I've read up on config management/provisioning tools like Ansible and SaltStack. These sound pretty good to me and I intend to use one of the two heavily (Not yet decided which altough I'm leaning towards Ansible). Ideally I want to use on of the two to control all aspects of configuration and command-execution in the system. I.e: from initial bootstrapping, ad-hoc commands, but also when a system-wide exception happens.
To this end it seems that I could use Nagios event handlers (when correctly setup) to in turn execute configured ansible playbooks (or the saltstack equivalant) to try to bring the system back in a correct state.
Is this setup often used? Any reasons this would not be a good idea?
I'm asking because it seems logical/convenient to me to have all config under 1 tool (ansible or saltstack), but information on using a combination of Nagios (or similar) and Ansible (or similar) as described seems to be really sparse/non-existent.

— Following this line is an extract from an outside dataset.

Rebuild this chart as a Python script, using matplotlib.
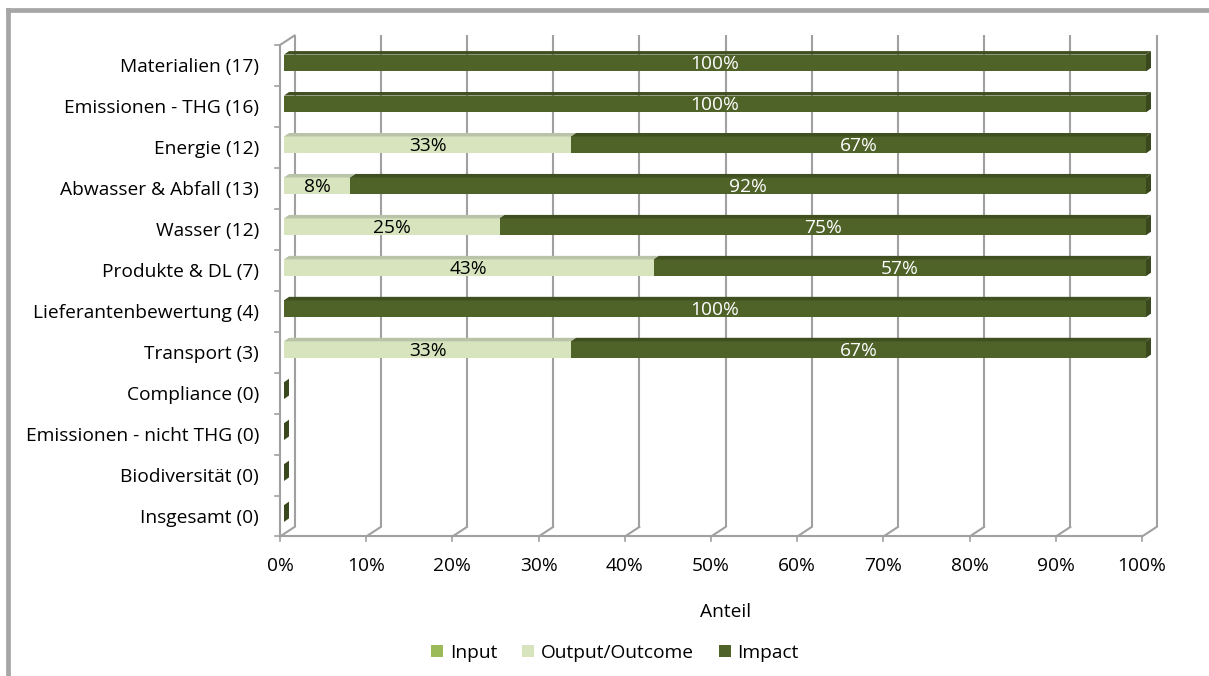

It's a reasonable idea, but you have to be VERY careful that your automated actions are precise and accurate.
You need to be absolutely sure that the failure state you're experiencing can be resolved with those automated actions to reset it (accurate).
You also need to make damn sure that your actions are totally idempotent, in case something goes wrong, and it triggers the wrong reconfiguration service. (precise).
It's not a bad idea, all together, but the problems surrounding state flap are the ones that'll catch you the quickest. From experience, they even catch me, where I've restarted something automatically, and not been aware that it's stuck (or running, depending on your point of view).